Common screenshot mistakes
- Burying the best benefit past the first two or three slides.
- Raw UI captures with no captions — they make the user do the convincing.
- Inconsistent design across the set, so it reads as a random pile.
- Landscape for a portrait-first app, shrinking what shows in results.
- English screenshots in localized markets — half-localized, and missing indexed local captions on iOS.
- Never testing. Screenshots are the highest-leverage thing to A/B test; guessing is the expensive option.
Frequently asked questions
How many screenshots should an app have?
Quality over count: three to six excellent, benefit-led screenshots typically beat the maximum of mediocre ones. iOS allows up to 10 per localization and Google Play up to 8, but the first two or three do most of the work, so invest there first.
Do screenshots affect App Store rankings?
Indirectly and — new on iOS — directly. Indirectly, better screenshots lift conversion and install velocity, which feed rankings. Directly, since 2025 Apple appears to index screenshot caption text via OCR, so relevant captions can influence which keywords you rank for. Keep captions benefit-led and readable, with real keywords woven in naturally.
Should screenshots be portrait or landscape?
Portrait for most apps — it shows more of the gallery in search results and on the product page. Use landscape only if your app is genuinely landscape-first, such as some games.
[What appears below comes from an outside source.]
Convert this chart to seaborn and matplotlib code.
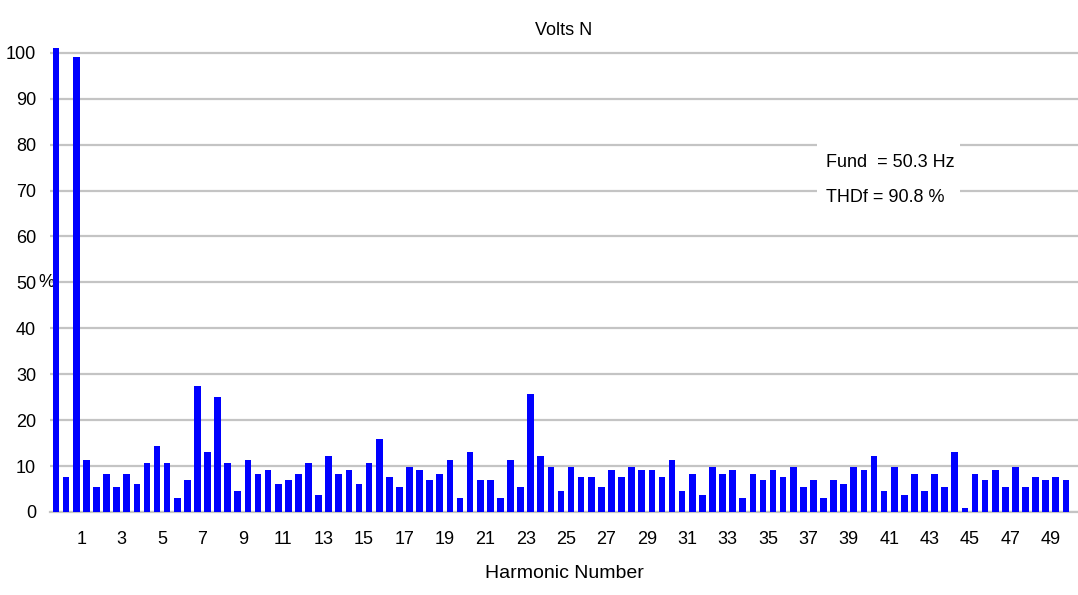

Match the orientation to how people actually hold the device while using your app.
How do I A/B test app screenshots?
Use Apple's Product Page Optimization (up to three variants) or Google Play's Store Listing Experiments. Test one variable at a time — a single new first screenshot, not a whole new set — and let the experiment reach statistical significance before deciding. See app store A/B testing for the full process.
What should the first screenshot say?
Your single strongest benefit, as a short outcome-focused caption over a clean supporting visual. Assume it's the only screenshot the user sees. Lead with the result they want ("Plan your week in 2 minutes"), not a feature label ("Calendar view").